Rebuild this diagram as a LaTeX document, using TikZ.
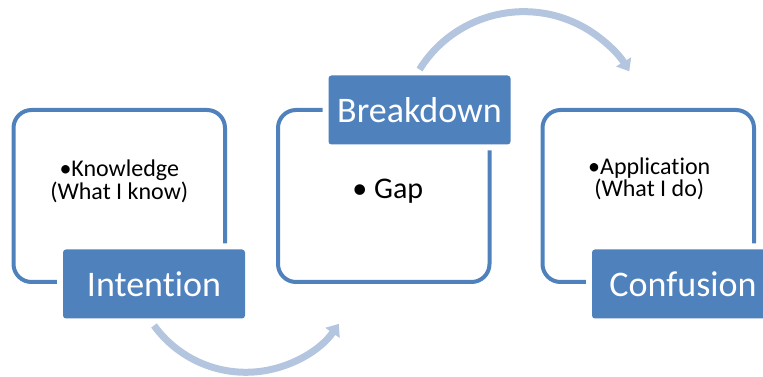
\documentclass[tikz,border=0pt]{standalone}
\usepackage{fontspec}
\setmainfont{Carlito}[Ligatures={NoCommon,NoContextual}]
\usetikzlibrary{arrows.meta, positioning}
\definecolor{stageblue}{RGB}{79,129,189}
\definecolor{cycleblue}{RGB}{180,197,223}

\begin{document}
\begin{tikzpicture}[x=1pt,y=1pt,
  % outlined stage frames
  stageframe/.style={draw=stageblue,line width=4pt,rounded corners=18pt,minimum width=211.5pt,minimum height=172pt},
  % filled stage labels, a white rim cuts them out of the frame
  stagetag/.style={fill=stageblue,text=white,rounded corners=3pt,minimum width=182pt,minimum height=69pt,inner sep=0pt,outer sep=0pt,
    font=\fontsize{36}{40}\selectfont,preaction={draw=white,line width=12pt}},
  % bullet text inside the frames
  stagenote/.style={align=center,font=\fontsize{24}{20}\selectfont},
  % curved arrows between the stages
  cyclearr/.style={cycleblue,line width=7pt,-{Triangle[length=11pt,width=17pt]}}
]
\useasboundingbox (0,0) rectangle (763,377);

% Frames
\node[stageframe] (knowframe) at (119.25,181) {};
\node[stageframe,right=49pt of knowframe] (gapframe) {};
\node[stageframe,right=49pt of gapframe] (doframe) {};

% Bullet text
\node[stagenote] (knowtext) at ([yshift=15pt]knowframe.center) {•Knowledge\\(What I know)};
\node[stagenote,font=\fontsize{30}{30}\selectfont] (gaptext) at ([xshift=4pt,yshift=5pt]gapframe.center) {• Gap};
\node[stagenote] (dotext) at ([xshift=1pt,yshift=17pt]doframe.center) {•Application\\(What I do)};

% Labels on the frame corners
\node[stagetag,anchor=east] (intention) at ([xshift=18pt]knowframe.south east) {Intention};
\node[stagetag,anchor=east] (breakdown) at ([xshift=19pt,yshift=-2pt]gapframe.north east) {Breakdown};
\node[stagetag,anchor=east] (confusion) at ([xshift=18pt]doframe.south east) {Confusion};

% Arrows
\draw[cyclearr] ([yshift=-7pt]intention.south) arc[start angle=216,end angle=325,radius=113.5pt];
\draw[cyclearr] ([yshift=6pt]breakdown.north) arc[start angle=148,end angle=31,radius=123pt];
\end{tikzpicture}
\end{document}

* REQUEST:
Quote all the lines above exactly as given. Do not include the pictures.

* ANSWER TO THIS TASK:
Rebuild this diagram as a LaTeX document, using TikZ.
\documentclass[tikz,border=0pt]{standalone}
\usepackage{fontspec}
\setmainfont{Carlito}[Ligatures={NoCommon,NoContextual}]
\usetikzlibrary{arrows.meta, positioning}
\definecolor{stageblue}{RGB}{79,129,189}
\definecolor{cycleblue}{RGB}{180,197,223}

\begin{document}
\begin{tikzpicture}[x=1pt,y=1pt,
  % outlined stage frames
  stageframe/.style={draw=stageblue,line width=4pt,rounded corners=18pt,minimum width=211.5pt,minimum height=172pt},
  % filled stage labels, a white rim cuts them out of the frame
  stagetag/.style={fill=stageblue,text=white,rounded corners=3pt,minimum width=182pt,minimum height=69pt,inner sep=0pt,outer sep=0pt,
    font=\fontsize{36}{40}\selectfont,preaction={draw=white,line width=12pt}},
  % bullet text inside the frames
  stagenote/.style={align=center,font=\fontsize{24}{20}\selectfont},
  % curved arrows between the stages
  cyclearr/.style={cycleblue,line width=7pt,-{Triangle[length=11pt,width=17pt]}}
]
\useasboundingbox (0,0) rectangle (763,377);

% Frames
\node[stageframe] (knowframe) at (119.25,181) {};
\node[stageframe,right=49pt of knowframe] (gapframe) {};
\node[stageframe,right=49pt of gapframe] (doframe) {};

% Bullet text
\node[stagenote] (knowtext) at ([yshift=15pt]knowframe.center) {•Knowledge\\(What I know)};
\node[stagenote,font=\fontsize{30}{30}\selectfont] (gaptext) at ([xshift=4pt,yshift=5pt]gapframe.center) {• Gap};
\node[stagenote] (dotext) at ([xshift=1pt,yshift=17pt]doframe.center) {•Application\\(What I do)};

% Labels on the frame corners
\node[stagetag,anchor=east] (intention) at ([xshift=18pt]knowframe.south east) {Intention};
\node[stagetag,anchor=east] (breakdown) at ([xshift=19pt,yshift=-2pt]gapframe.north east) {Breakdown};
\node[stagetag,anchor=east] (confusion) at ([xshift=18pt]doframe.south east) {Confusion};

% Arrows
\draw[cyclearr] ([yshift=-7pt]intention.south) arc[start angle=216,end angle=325,radius=113.5pt];
\draw[cyclearr] ([yshift=6pt]breakdown.north) arc[start angle=148,end angle=31,radius=123pt];
\end{tikzpicture}
\end{document}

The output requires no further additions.